At this point, Dr. Ironside could only throw up his hands. According to John 10, both Jesus Christ and God the Father have a firm grip on you, not just for a little while, but for eternity.
This passage is in the middle of the story about raising Lazarus from the dead. In verse 25, Jesus tells Martha that though a person may die physically, they will live spiritually if they have believed in Jesus for eternal life. He goes on from this truth in verse 26 to make an amazing promise to Martha that whoever lives and believes in Him shall never die. It is obvious that He is talking about spiritual death when He says that they will never die.
If someone could lose their salvation, then they would die spiritually again. But Jesus says this cannot happen and it will not happen. Since He is the resurrection and the life, He will not let it happen. Jesus is not just speaking some nice, flowery words to comfort Martha.

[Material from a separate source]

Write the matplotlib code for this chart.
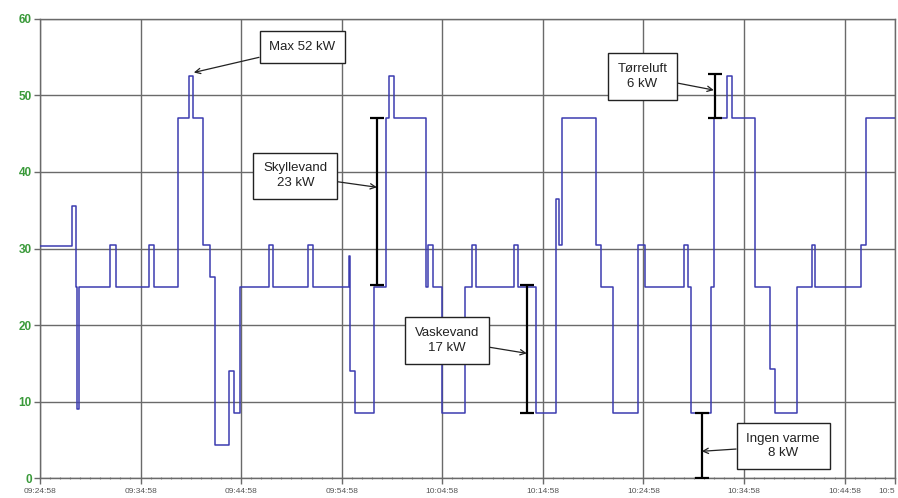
import matplotlib
matplotlib.use("Agg")
import matplotlib.pyplot as plt
from matplotlib.ticker import MultipleLocator

plt.rcParams['font.family'] = ['Liberation Sans', 'DejaVu Sans']

# step changes: minutes after 09:24:58 and power in kW
t_min = [0, 3.15, 3.55, 3.65, 3.9, 7.0, 7.6, 10.85, 11.35, 13.7, 14.8, 15.25,
         16.2, 16.9, 17.4, 18.75, 19.3, 19.9, 22.8, 23.2, 26.7, 27.1, 30.7,
         30.85, 31.3, 33.2, 34.4, 34.75, 35.2, 38.4, 38.6, 39.1, 40.0, 42.3,
         42.95, 43.4, 47.1, 47.5, 49.3, 51.3, 51.65, 51.95, 55.3, 55.8, 57.0,
         59.5, 60.2, 64.0, 64.45, 64.75, 66.7, 67.0, 68.35, 68.8, 71.1, 72.6,
         73.1, 75.3, 76.75, 77.1, 81.6, 82.1, 85.0]
power_kw = [30.3, 35.5, 25, 9, 25, 30.5, 25, 30.5, 25, 47, 52.5, 47,
            30.5, 26.3, 4.3, 14, 8.5, 25, 30.5, 25, 30.5, 25, 29,
            14, 8.5, 25, 47, 52.5, 47, 25, 30.5, 25, 8.5, 25,
            30.5, 25, 30.5, 25, 8.5, 36.5, 30.5, 47, 30.5, 25, 8.5,
            30.5, 25, 30.5, 25, 8.5, 25, 47, 52.5, 47, 25, 14.3,
            8.5, 25, 30.5, 25, 30.5, 47, 47]

tick_labels = ["09:24:58", "09:34:58", "09:44:58", "09:54:58", "10:04:58",
               "10:14:58", "10:24:58", "10:34:58", "10:44:58", "10:5"]
tick_pos = [0, 10, 20, 30, 40, 50, 60, 70, 80, 85]

# annotations: text, arrow tip (min, kW), box centre (min, kW)
notes = ["Max 52 kW", "Skyllevand\n23 kW", "Tørreluft\n6 kW",
         "Vaskevand\n17 kW", "Ingen varme\n8 kW"]
note_tip = [(15.3, 53.0), (33.5, 38.0), (67.0, 50.7), (48.4, 16.3), (65.8, 3.5)]
note_box = [(26.1, 56.3), (25.4, 39.5), (59.9, 52.5), (40.5, 18.0), (73.9, 4.2)]

# measured ranges: x, low, high
bar_x = [33.55, 67.1, 48.4, 65.8]
bar_low = [25.2, 47.0, 8.5, 0.0]
bar_high = [47.0, 52.8, 25.2, 8.5]

fig = plt.figure(figsize=(8.98, 4.98), dpi=100)
ax = fig.add_axes([0.0445, 0.040, 0.952, 0.922])

ax.plot(t_min, power_kw, drawstyle='steps-post', color='#3c3cb0', lw=1.1, zorder=3)

for x, lo, hi in zip(bar_x, bar_low, bar_high):
    ax.errorbar(x, (lo + hi) / 2, yerr=(hi - lo) / 2, fmt='none', ecolor='black',
                elinewidth=1.6, capsize=5, capthick=1.6, zorder=4)

for txt, tip, box in zip(notes, note_tip, note_box):
    ax.annotate(txt, xy=tip, xytext=box, ha='center', va='center', fontsize=9.5,
                color='#222222', linespacing=1.3,
                bbox=dict(boxstyle='square,pad=0.75', fc='white', ec='#222222', lw=1.0),
                arrowprops=dict(arrowstyle='->', color='#222222', lw=0.9,
                                shrinkA=0, shrinkB=0), zorder=5)

ax.set_xlim(0, 85)
ax.set_ylim(0, 60)
ax.set_xticks(tick_pos)
ax.set_xticklabels(tick_labels)
ax.get_xticklabels()[-1].set_horizontalalignment('right')
ax.xaxis.set_minor_locator(MultipleLocator(1))
ax.yaxis.set_major_locator(MultipleLocator(10))
ax.grid(True, which='major', color='#6a6a6a', lw=1.0, zorder=1)

for lbl in ax.get_yticklabels():
    lbl.set_color('#3a9a3a')
    lbl.set_fontweight('bold')
ax.tick_params(axis='y', labelsize=8.5, length=4, width=1, color='#6a6a6a', pad=2)
ax.tick_params(axis='x', which='major', labelsize=6, labelcolor='#555555',
               length=4, width=1, color='#6a6a6a', pad=3)
ax.tick_params(axis='x', which='minor', length=2, width=0.8, color='#888888',
               direction='inout')
for s in ax.spines.values():
    s.set_color('#6a6a6a')
    s.set_linewidth(1.0)

fig.savefig('out.png', dpi=100)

He is speaking the truth. If we can lose our salvation, then we must once again take Jesus' words as a lie.
Here's the bottom line. Do we take Jesus at His word or not? Do we think He was telling the truth, or hiding it, or only giving half-truths, or in some cases, flat out lying? My preference is to always take Jesus at His word. I've shared the story before, but let me share it again.

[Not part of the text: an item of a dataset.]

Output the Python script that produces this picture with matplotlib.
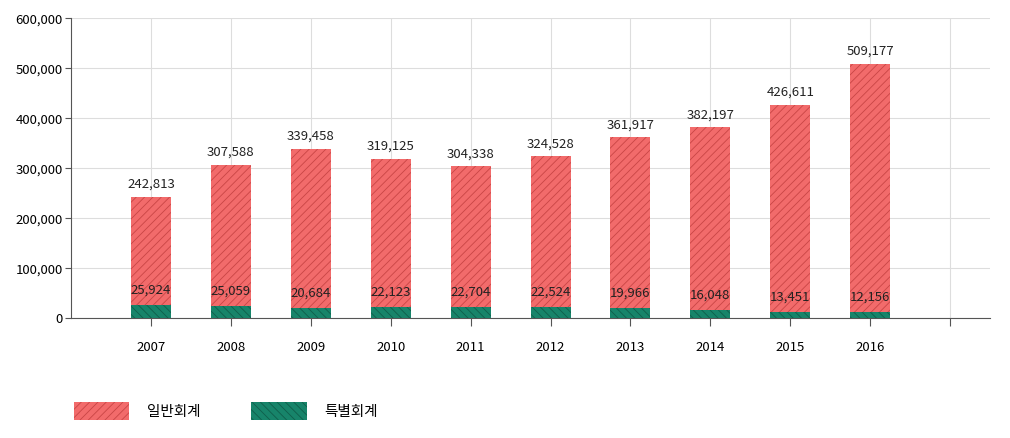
import matplotlib
matplotlib.use("Agg")
import matplotlib.pyplot as plt
from matplotlib.patches import Patch
from matplotlib import font_manager

names = {f.name for f in font_manager.fontManager.ttflist}
cjk = [n for n in ["Noto Sans CJK KR", "Noto Sans CJK JP", "Noto Sans CJK SC", "Noto Sans CJK TC"] if n in names]
plt.rcParams["font.family"] = cjk + ["DejaVu Sans"]
plt.rcParams["hatch.linewidth"] = 0.6

years = ["2007", "2008", "2009", "2010", "2011", "2012", "2013", "2014", "2015", "2016"]
totals = [242813, 307588, 339458, 319125, 304338, 324528, 361917, 382197, 426611, 509177]
special = [25924, 25059, 20684, 22123, 22704, 22524, 19966, 16048, 13451, 12156]
y_ticks = [0, 100000, 200000, 300000, 400000, 500000, 600000]

general = [t - s for t, s in zip(totals, special)]

fig = plt.figure(figsize=(10.1, 4.38), dpi=100)
ax = fig.add_axes([0.0703, 0.273, 0.91, 0.685])

x = list(range(1, len(years) + 1))
red, green = "#f26b6b", "#17846a"
ax.bar(x, special, width=0.5, color=green, edgecolor="#0f5e4b", hatch="\\\\\\\\", linewidth=0, zorder=3)
ax.bar(x, general, bottom=special, width=0.5, color=red, edgecolor="#c94545", hatch="////", linewidth=0, zorder=3)

for xi, t, s in zip(x, totals, special):
    ax.text(xi, t + 12000, f"{t:,}", ha="center", va="bottom", fontsize=9.5, color="#222")
    ax.text(xi, s + 30000, f"{s:,}", ha="center", va="center", fontsize=9.5, color="#222", zorder=4)

ax.set_xlim(0, 11.5)
ax.set_ylim(0, 600000)
ax.set_yticks(y_ticks)
ax.set_yticklabels([f"{v:,}" for v in y_ticks], fontsize=9.5)
ax.set_xticks(x + [11])
ax.set_xticklabels(years + [""], fontsize=9.5)
ax.tick_params(axis="x", length=6, pad=10, color="#555")
ax.tick_params(axis="y", length=4, pad=2, color="#555")
ax.grid(True, color="#dddddd", linewidth=0.8, zorder=0)
for s in ["top", "right"]:
    ax.spines[s].set_visible(False)
ax.spines["left"].set_color("#555")
ax.spines["bottom"].set_color("#555")

handles = [Patch(facecolor=red, edgecolor="#c94545", hatch="////", linewidth=0),
           Patch(facecolor=green, edgecolor="#0f5e4b", hatch="\\\\\\\\", linewidth=0)]
fig.legend(handles, ["일반회계", "특별회계"], loc="lower left", bbox_to_anchor=(0.06, 0.01),
           ncol=2, frameon=False, fontsize=10.5, handlelength=3.8, handleheight=1.6,
           columnspacing=3.5, handletextpad=1.2)

fig.savefig("out.png", dpi=100)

It comes from J. Wilbur Chapman who explains how D.L. Moody used John 5:24 to show him that he was eternally secure in Jesus Christ. Here is what he writes:
I was studying for the ministry, and I heard that D.L. Moody was to preach in Chicago. I went to hear him. Finally I got into his aftermeeting. I shall never forget the thrill that went through me when he came and sat down beside me as an inquirer. He asked me if I was a Christian. I said, "Mr. Moody, I am not sure whether I am a Christian or not.’
He very kindly took his Bible and opened it to the fifth chapter of John, and the twenty-fourth verse, which reads as follows: "Verily, verily, I say unto you, he that heareth my word, and beleiveth on Him that sent Me, hath everlasting life, and shall not come into condemnation, but is passed from death unto life."

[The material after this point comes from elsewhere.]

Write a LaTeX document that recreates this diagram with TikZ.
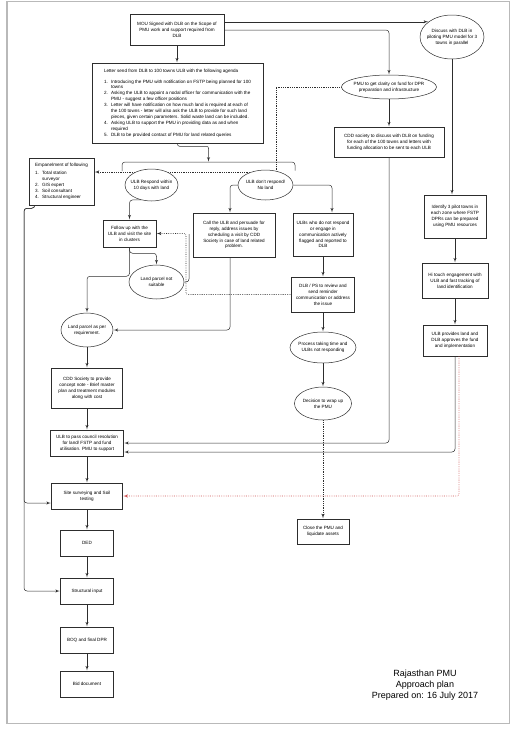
\documentclass[tikz,border=0pt]{standalone}
\usepackage{fontspec}
\setmainfont{Liberation Sans}
\usetikzlibrary{shapes,arrows,positioning,backgrounds}
\definecolor{edge}{RGB}{45,45,45}
\definecolor{redline}{RGB}{205,80,80}
\tikzset{
	line/.style={draw=edge, line width=0.5pt, -latex'},
	plain/.style={draw=edge, line width=0.5pt},
	dots/.style={draw=edge, line width=0.6pt, dash pattern=on 0.6pt off 1.2pt, -latex'},
	reddots/.style={draw=redline, line width=0.6pt, dash pattern=on 0.6pt off 1.2pt, -latex'},
	txt/.style={font={\fontsize{4.6}{5.9}\selectfont}}
}
\tikzstyle{base} =
	[
		draw=edge,
		line width=0.5pt,
		fill=white,
		align=center,
		txt,
		inner sep=1pt
	]
\tikzstyle{block} =
	[
		base,
		rectangle
	]
\tikzstyle{oval} =
	[
		base,
		ellipse,
		inner xsep=-6pt,
		inner ysep=-3pt
	]
\newcommand{\num}[1]{\makebox[7pt][l]{#1}}
\newcommand{\hang}{\hspace*{7pt}}

\begin{document}
\begin{tikzpicture}[x=1pt, y=-1pt, on grid, shorten >=0.5pt]
        \useasboundingbox (0,0) rectangle (516,729);
        \draw[gray!55, line width=1.2pt] (7,1.5) rectangle (509.5,723.5);

        \node[block, minimum width=94pt, minimum height=31pt] (mou) at (177,30) {MOU Signed with DLB on the Scope of\\PMU work and support required from\\DLB};
        \node[block, align=left, minimum width=171pt, minimum height=80pt] (letter) at (177.5,103) {
            Letter send from DLB to 100 towns ULB with the following agenda\\[5pt]
            \num{1.}Introducing the PMU with notification on FSTP being planned for 100\\
            \hang towns\\
            \num{2.}Asking the ULB to appoint a nodal officer for communication with the\\
            \hang PMU - suggest a few officer positions\\
            \num{3.}Letter will have notification on how much land is required at each of\\
            \hang the 100 towns - letter will also ask the ULB to provide for such land\\
            \hang pieces, given certain parameters. Solid waste land can be included.\\
            \num{4.}Asking ULB to support the PMU in providing data as and when\\
            \hang required\\
            \num{5.}DLB to be provided contact of PMU for land related queries
        };
        \node[oval, minimum width=64pt, minimum height=44pt] (discuss) at (452,37) {Discuss with DLB in\\piloting PMU model for 3\\towns in parallel};
        \node[oval, minimum width=95pt, minimum height=24pt] (pmu) at (389,87) {PMU to get clarity on fund for DPR\\preparation and infrastructure};
        \node[block, minimum width=110pt, minimum height=30pt] (cddfund) [below=55pt of pmu] {CDD society to discuss with DLB on funding\\for each of the 100 towns and letters with\\funding allocation to be sent to each ULB};

        \node[block, align=left, minimum width=65pt, minimum height=47pt] (emp) at (61.5,181.5) {
            Empanelment of following\\[2pt]
            \num{1.}Total station\\
            \hang surveyor\\
            \num{2.}GIS expert\\
            \num{3.}Soil consultant\\
            \num{4.}Structural engineer
        };
        \node[oval, minimum width=53pt, minimum height=32pt] (respond) at (151.5,185) {ULB Respond within\\10 days with land};
        \node[oval, minimum width=55pt, minimum height=30pt] (dontresp) at (265.5,185) {ULB don't respond/\\No land};

        \node[block, minimum width=53pt, minimum height=27pt] (follow) at (129.5,233.5) {Follow up with the\\ULB and visit the site\\in clusters};
        \node[block, minimum width=82pt, minimum height=44pt] (call) at (234,235) {Call the ULB and persuade for\\reply, address issues by\\scheduling a visit by CDD\\Society in case of land related\\problem.};
        \node[oval, minimum width=55pt, minimum height=34pt] (notsuit) at (156.5,282) {Land parcel not\\suitable};

        \node[block, minimum width=60pt, minimum height=43pt] (ulbs) at (323,234.5) {ULBs who do not respond\\or engage in\\communication actively\\flagged and reported to\\DLB};
        \node[block, minimum width=63pt, minimum height=35pt] (dlbps) [below=60pt of ulbs] {DLB / PS to review and\\send reminder\\communication or address\\the issue};
        \node[oval, minimum width=66pt, minimum height=31pt] (process) [below=53pt of dlbps] {Process taking time and\\ULBs not responding};
        \node[oval, minimum width=57pt, minimum height=33pt] (decision) [below=56pt of process] {Decision to wrap up\\the PMU};
        \node[block, minimum width=52pt, minimum height=25pt] (close) [below=128pt of decision] {Close the PMU and\\liquidate assets};

        \node[block, minimum width=62pt, minimum height=43pt] (identify) at (455,216.5) {Identify 3 pilot towns in\\each zone where FSTP\\DPRs can be prepared\\using PMU resources};
        \node[block, minimum width=66pt, minimum height=35pt] (hitouch) [below=64pt of identify] {Hi touch engagement with\\ULB and fast tracking of\\land identification};
        \node[block, minimum width=64pt, minimum height=31pt] (ulbprov) [below=60pt of hitouch] {ULB provides land and\\DLB approves the fund\\and implementation};

        \node[oval, minimum width=52pt, minimum height=34pt] (asper) at (87,330) {Land parcel as per\\requirement.};
        \node[block, minimum width=71pt, minimum height=40pt] (cddnote) [below=58pt of asper] {CDD Society to provide\\concept note - Brief master\\plan and treatment modules\\along with cost};
        \node[block, minimum width=73pt, minimum height=26pt] (council) [below=55pt of cddnote] {ULB to pass council resolution\\for land/ FSTP and fund\\utilisation. PMU to support};
        \node[block, minimum width=71pt, minimum height=26pt] (site) [below=53pt of council] {Site surveying and Soil\\testing};
        \node[block, minimum width=53pt, minimum height=26pt] (ded) [below=47pt of site] {DED};
        \node[block, minimum width=53pt, minimum height=26pt] (struct) [below=48pt of ded] {Structural input};
        \node[block, minimum width=53pt, minimum height=26pt] (boq) [below=49pt of struct] {BOQ and final DPR};
        \node[block, minimum width=53pt, minimum height=26pt] (bid) [below=44pt of boq] {Bid document};

        \node[font={\fontsize{9}{11.3}\selectfont}, align=center] (title) at (425,685) {Rajasthan PMU\\Approach plan\\Prepared on: 16 July 2017};

        \coordinate (fork) at (208.5,162);
        \coordinate (forkL) at (122,171);
        \coordinate (forkR) at (295,171);
        \coordinate (dotbend) at (276,172);
        \coordinate (dotup) at (186,260);
        \coordinate (loop) at (189,233.5);
        \coordinate (rail) at (24,400);

        \begin{scope}[on background layer]
            \draw[dots] (pmu.west) -| (dotbend) -- (dotbend -| emp.east);
        \end{scope}

        \draw[line] (mou.south) -- (mou.south |- letter.north);
        \draw[line] (mou.east |- discuss.147) -- (discuss.147);
        \draw[line, rounded corners=3pt] (mou.east) -| (pmu.north);
        \draw[line] (pmu) -- (cddfund);
        \draw[line] (discuss.south) -- (discuss.south |- identify.north);
        \draw[line] (identify) -- (hitouch);
        \draw[line] (hitouch) -- (ulbprov);

        \draw[plain, rounded corners=3pt] (forkL) |- (fork) -| (forkR);
        \draw[line, rounded corners=2pt] (letter.south) -- ++(0,3) -| (fork);

        \draw[line, rounded corners=3pt] (respond.235) -| (follow.north);
        \draw[line, rounded corners=3pt] (dontresp.west) -| ([xshift=-4pt]call.north);
        \draw[line, rounded corners=3pt] (dontresp.east) -| ([xshift=9pt]ulbs.north);
        \draw[line, rounded corners=3pt] (follow.south) -- ++(0,6) -| (notsuit.north);
        \draw[line, rounded corners=3pt] (follow.south) -- ++(0,29) -| (asper.north);
        \draw[plain, rounded corners=3pt] (notsuit.east) -| (loop);
        \draw[dots, rounded corners=2pt] (dlbps.west) -| (dotup) |- (follow.east);
        \draw[line, rounded corners=3pt] ([xshift=-4pt]call.south) |- (asper.east);

        \draw[line] (ulbs) -- (dlbps);
        \draw[line] (dlbps) -- (process);
        \draw[line] (process) -- (decision);
        \draw[dots] (decision) -- (close);

        \draw[line] (asper) -- (cddnote);
        \draw[line] (cddnote) -- (council);
        \draw[line] (council) -- (site);
        \draw[line] (site) -- (ded);
        \draw[line] (ded) -- (struct);
        \draw[line] (struct) -- (boq);
        \draw[line] (boq) -- (bid);

        \draw[line, rounded corners=3pt] (cddfund.south) |- (council.east);
        \draw[line, rounded corners=3pt] (ulbprov.south) |- ([yshift=-9pt]council.east);
        \draw[reddots, rounded corners=2pt] ([xshift=4pt]ulbprov.south) |- (site.east);

        \draw[line, rounded corners=3pt] ([xshift=6pt]emp.south west) -- ++(0,3) -| (rail) |- ([yshift=-7pt]site.west);
        \draw[line, rounded corners=3pt] ([xshift=6pt]emp.south west) -- ++(0,3) -| (rail) |- (struct.west);
    \end{tikzpicture}
\end{document}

Suppose you had read it through for the first time, wouldn’t you think it was wonderful? I read it through, and he said, "Do you believe it?"
I said, "Yes."
"Do you accept it?"
I said, "Yes."
"Well, are you a Christian?"
"Mr. Moody, I sometimes think I am, and sometimes I am afraid I am not."
He very kindly said, "Read it again."
So I read it again, "Verily, verily, I say unto you, he that heareth my word, and beleiveth on Him that sent Me, hath everlasting life, and shall not come into condemnation, but is passed from death unto life."
Then he said, "Do you believe it?"
I said, "Yes."
"Do you receive Him?"
I said, "Yes."
"Well," he said, "are you a Christian?"
I just started to say over again that sometimes I was afraid I was not, when the only time in all the years I knew him and loved him, he was sharp with me. He turned on me with his eyes flashing and said, "See here, whom are you doubting?"
Then I saw it for the first time, that when I was afraid I was not a Christian I was doubting God’s Word. I read it again with my eyes overflowing with tears.
Since that day I have had many sorrows and many joys, but never have I doubted for a moment that I was a Christian, because God said it.